_To do_
Repeat exactly and only the lines from the line containing "Emit a component" through the line containing "Chart.register(...registerables);", both included.

**** Data lines

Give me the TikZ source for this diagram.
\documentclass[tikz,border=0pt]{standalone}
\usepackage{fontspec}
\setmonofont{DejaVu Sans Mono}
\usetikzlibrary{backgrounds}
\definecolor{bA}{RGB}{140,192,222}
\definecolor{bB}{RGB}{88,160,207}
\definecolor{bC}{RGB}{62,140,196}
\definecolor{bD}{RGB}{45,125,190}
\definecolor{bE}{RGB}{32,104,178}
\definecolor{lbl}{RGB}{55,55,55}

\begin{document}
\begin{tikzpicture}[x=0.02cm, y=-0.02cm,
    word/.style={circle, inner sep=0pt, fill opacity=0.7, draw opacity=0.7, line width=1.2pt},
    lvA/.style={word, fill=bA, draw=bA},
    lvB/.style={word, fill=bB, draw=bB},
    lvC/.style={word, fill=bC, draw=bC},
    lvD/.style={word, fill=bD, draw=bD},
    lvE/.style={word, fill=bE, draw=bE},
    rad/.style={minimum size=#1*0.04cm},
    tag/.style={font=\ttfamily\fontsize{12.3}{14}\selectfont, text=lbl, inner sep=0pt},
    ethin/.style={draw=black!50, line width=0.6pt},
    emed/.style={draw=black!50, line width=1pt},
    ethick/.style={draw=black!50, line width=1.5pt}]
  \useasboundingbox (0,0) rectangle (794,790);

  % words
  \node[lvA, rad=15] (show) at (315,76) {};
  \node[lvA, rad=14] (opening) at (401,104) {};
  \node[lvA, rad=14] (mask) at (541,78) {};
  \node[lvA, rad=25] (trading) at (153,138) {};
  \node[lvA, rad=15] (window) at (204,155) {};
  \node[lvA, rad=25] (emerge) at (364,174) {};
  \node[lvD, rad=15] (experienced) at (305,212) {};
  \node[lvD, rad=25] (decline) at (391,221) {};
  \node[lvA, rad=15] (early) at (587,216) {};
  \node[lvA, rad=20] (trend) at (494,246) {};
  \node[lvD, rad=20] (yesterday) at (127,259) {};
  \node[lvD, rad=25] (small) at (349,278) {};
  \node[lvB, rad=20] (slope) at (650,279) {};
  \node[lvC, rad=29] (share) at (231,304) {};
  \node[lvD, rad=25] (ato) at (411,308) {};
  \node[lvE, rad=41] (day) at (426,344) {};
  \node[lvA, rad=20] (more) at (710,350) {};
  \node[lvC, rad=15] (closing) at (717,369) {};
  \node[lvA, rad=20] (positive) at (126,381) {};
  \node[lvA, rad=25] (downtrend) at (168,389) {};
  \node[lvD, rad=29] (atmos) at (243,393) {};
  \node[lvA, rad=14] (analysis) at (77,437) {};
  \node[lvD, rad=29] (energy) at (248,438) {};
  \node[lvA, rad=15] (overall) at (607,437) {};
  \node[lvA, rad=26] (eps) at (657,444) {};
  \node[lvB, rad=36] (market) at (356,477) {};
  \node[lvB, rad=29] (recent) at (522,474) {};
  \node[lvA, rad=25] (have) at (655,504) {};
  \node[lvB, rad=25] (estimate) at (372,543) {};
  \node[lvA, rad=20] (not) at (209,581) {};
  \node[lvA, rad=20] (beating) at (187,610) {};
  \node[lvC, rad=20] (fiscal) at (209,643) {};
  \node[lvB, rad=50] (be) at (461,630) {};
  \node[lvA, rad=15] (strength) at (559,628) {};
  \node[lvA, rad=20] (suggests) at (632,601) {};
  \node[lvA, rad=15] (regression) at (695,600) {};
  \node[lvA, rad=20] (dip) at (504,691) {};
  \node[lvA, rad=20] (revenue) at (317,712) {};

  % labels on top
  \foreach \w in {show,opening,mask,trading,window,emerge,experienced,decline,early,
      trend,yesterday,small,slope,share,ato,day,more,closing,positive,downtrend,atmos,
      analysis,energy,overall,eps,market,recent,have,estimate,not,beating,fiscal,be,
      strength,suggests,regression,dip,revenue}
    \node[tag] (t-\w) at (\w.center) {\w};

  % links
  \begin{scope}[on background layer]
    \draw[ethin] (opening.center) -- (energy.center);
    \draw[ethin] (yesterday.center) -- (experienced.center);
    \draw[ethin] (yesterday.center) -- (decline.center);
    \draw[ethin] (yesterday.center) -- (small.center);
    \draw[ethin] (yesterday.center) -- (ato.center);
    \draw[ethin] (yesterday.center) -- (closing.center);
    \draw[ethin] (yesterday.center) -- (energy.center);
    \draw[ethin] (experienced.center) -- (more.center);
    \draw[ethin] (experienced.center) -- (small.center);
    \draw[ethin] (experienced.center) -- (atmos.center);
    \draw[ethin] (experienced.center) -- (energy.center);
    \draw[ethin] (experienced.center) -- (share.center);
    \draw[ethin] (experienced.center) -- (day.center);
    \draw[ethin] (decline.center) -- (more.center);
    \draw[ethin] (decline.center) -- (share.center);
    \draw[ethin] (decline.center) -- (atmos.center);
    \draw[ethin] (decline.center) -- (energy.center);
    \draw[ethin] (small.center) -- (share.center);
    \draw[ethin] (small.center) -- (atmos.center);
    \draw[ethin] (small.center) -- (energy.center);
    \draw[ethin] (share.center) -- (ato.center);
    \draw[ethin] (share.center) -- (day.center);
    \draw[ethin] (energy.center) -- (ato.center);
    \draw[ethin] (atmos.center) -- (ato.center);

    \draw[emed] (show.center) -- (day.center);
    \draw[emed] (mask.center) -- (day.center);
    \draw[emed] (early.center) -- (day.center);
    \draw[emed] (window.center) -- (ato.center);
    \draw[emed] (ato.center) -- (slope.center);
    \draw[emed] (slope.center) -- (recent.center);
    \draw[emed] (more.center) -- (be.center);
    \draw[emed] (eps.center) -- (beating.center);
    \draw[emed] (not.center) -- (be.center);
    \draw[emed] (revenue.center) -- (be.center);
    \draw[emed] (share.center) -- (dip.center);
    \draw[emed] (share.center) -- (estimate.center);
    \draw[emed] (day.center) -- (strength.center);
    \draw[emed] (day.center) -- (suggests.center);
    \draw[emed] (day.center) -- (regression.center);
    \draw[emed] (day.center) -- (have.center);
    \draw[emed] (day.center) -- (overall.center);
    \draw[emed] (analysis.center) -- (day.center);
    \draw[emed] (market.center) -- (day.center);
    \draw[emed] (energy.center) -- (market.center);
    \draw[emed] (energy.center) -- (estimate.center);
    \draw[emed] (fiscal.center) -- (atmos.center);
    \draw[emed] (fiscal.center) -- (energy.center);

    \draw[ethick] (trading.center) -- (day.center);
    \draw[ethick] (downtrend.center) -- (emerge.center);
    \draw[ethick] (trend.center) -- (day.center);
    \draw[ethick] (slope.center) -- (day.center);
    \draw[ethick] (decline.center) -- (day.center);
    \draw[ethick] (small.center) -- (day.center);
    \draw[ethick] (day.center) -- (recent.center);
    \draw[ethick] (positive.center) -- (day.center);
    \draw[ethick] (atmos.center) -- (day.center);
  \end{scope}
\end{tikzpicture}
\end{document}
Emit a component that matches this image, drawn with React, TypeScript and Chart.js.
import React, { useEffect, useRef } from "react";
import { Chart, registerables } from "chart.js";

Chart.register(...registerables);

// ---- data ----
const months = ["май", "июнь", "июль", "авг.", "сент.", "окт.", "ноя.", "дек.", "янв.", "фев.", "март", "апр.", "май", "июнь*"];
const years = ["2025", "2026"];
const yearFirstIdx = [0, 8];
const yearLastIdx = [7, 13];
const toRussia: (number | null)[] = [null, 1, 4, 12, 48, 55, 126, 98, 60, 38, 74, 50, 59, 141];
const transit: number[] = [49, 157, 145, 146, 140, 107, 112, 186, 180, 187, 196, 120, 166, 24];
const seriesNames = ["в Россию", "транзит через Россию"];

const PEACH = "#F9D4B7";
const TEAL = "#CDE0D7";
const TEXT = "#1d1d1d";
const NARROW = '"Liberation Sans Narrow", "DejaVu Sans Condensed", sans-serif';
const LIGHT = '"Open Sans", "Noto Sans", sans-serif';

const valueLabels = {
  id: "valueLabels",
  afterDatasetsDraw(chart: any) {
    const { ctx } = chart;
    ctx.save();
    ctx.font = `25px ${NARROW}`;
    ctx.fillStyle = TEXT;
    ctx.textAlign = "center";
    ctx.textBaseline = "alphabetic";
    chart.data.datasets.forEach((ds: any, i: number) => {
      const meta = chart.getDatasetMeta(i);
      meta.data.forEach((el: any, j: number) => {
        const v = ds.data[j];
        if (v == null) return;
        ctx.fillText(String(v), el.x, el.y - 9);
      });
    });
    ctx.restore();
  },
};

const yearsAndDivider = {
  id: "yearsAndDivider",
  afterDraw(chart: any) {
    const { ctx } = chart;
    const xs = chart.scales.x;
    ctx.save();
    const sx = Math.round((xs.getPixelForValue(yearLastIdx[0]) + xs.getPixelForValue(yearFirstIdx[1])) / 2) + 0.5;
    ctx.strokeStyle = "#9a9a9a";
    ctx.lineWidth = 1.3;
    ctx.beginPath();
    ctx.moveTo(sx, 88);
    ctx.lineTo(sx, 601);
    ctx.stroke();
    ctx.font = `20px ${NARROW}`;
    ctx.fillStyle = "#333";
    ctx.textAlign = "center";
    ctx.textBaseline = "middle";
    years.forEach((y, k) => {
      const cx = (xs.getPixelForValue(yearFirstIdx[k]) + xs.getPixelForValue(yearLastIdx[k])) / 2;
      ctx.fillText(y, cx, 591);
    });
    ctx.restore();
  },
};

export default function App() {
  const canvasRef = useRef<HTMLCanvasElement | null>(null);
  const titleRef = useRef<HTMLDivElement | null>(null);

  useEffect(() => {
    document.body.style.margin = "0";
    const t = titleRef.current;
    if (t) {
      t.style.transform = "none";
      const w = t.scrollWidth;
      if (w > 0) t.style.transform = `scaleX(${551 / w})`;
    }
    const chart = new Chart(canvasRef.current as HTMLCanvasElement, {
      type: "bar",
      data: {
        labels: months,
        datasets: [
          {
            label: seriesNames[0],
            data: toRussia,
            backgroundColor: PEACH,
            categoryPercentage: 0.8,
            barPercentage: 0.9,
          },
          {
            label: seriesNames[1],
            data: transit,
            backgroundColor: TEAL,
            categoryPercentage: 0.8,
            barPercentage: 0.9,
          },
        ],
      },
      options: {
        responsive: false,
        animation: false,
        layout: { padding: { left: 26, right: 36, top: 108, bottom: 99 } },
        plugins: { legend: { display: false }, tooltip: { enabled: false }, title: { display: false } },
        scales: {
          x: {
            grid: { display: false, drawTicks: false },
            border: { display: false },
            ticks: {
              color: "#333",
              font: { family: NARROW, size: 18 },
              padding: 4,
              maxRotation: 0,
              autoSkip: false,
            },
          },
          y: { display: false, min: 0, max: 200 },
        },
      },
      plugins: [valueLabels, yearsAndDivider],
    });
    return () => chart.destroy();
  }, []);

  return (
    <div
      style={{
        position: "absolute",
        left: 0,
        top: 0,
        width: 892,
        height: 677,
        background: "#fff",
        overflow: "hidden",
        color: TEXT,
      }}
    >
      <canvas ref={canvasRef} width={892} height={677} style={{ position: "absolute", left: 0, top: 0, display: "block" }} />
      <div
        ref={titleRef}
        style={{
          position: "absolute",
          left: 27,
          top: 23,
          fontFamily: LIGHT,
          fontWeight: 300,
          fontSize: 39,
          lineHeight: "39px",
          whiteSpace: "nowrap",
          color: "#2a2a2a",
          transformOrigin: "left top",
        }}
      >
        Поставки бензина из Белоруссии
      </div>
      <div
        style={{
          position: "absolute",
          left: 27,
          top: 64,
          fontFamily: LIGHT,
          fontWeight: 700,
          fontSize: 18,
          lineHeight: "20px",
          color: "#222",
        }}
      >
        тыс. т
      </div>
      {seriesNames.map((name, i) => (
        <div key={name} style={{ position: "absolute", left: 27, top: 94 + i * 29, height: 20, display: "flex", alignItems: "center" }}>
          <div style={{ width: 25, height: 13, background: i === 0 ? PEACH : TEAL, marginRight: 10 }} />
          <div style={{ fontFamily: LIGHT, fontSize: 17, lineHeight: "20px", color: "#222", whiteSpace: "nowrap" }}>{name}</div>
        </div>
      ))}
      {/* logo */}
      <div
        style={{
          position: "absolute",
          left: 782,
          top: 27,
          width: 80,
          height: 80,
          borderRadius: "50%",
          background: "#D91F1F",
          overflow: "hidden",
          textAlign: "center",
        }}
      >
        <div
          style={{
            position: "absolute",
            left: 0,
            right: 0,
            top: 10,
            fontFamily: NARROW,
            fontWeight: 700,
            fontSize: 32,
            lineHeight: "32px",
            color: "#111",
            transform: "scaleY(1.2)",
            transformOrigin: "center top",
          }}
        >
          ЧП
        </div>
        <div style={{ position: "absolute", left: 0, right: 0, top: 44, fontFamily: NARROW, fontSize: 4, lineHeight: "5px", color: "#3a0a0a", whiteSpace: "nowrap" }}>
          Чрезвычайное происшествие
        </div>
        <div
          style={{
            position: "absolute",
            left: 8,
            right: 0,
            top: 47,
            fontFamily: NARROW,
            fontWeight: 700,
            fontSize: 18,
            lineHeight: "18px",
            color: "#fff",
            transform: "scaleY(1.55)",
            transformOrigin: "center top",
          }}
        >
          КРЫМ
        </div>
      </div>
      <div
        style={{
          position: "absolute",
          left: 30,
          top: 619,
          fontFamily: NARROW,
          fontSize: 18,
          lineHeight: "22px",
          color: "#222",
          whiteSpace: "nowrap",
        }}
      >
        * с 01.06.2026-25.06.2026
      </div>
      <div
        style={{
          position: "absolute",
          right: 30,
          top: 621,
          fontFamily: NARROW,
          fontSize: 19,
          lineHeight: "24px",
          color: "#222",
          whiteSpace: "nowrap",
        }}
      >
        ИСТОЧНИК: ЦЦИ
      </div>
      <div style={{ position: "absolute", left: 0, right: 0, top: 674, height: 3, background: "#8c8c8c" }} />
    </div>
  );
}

********

_Expected output_
Emit a component that matches this image, drawn with React, TypeScript and Chart.js.
import React, { useEffect, useRef } from "react";
import { Chart, registerables } from "chart.js";

Chart.register(...registerables);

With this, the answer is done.